President Jacob Zuma believes the question of land in South Africa must be resolved within the realm of the country’s laws and constitution.
Zuma tackled the controversial land issue during his address at a Youth Day celebration in Hammarsdale outside Durban on Sunday.
“The land question is very much related to the economy. The day there was dispossession of land‚ that’s the day poverty began‚ that’s the day inequality began‚ that’s the day unemployment began.”
Zuma said it was “more than correct” to apply policies that are “radical‚ revolutionary and changing the status quo economically”.
“No one will do it for us but ourselves.”
“The land question is a critical question. We must resolve that question within the law‚ within the constitution.
“If the law is not enough‚ let us take it to the point. If the constitution is not enough‚ let us take the constitution to the point.”
Zuma‚ who was buoyed by the warm welcome he received from the young crowd‚ said he was not done with his fight for liberating poor‚ Black South Africans.
The strong show of support was in stark contrast to the cold reception he received at a Youth Day celebration in Ventersdorp in North West province on Friday‚ where a group of students chanted “Zuma must fall”.
Despite mounting pressure for him to step down‚ an unfazed Zuma laughed and joked with his attentive audience.
He told the crowd of a few thousand youths‚ who were bussed in from different parts of Durban‚ that he had joined the struggle to fight against Black poverty.

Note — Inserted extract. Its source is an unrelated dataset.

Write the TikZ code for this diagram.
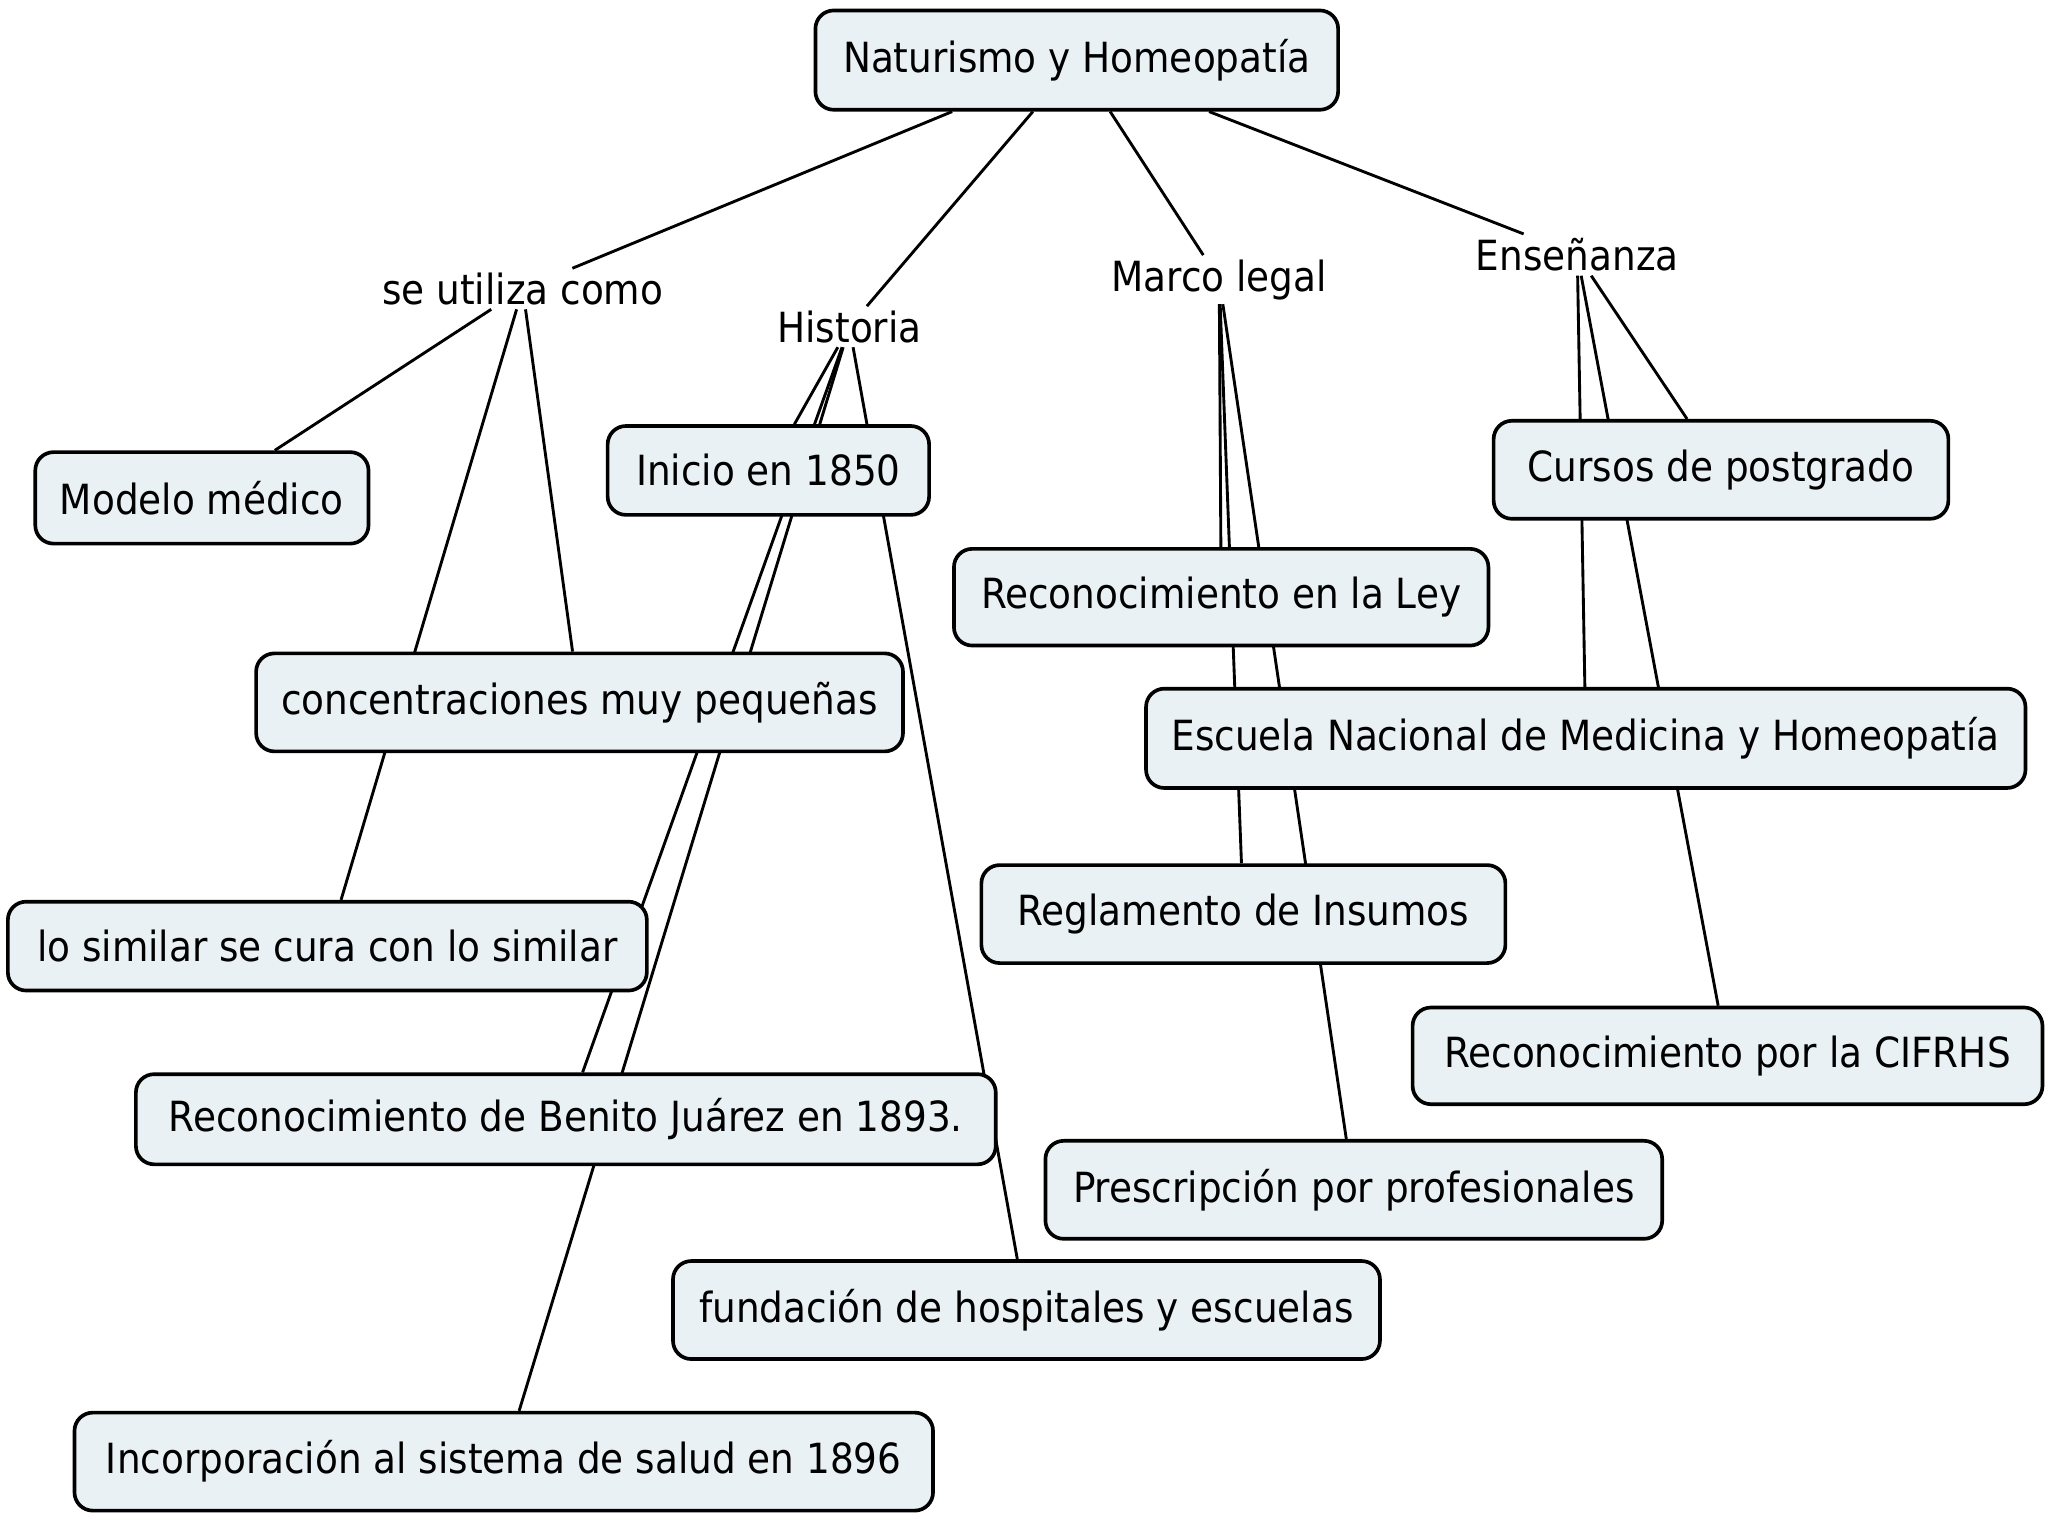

He encouraged the youth to study and to fight for radical economic transformation.
“I’m very clear that political freedom without economic freedom is not a complete freedom. That’s my view and I think my view is correct.”
During her address earlier‚ Durban mayor Zandile Gumede‚ attempted to woo the youth by turning her attention to issues affecting them‚ including high data costs‚ student accommodation and joblessness.
She announced that Durban is set to become a more wifi friendly city.
Gumede said the city planned to increase its wifi hotspots from about 77 to 250 throughout the city.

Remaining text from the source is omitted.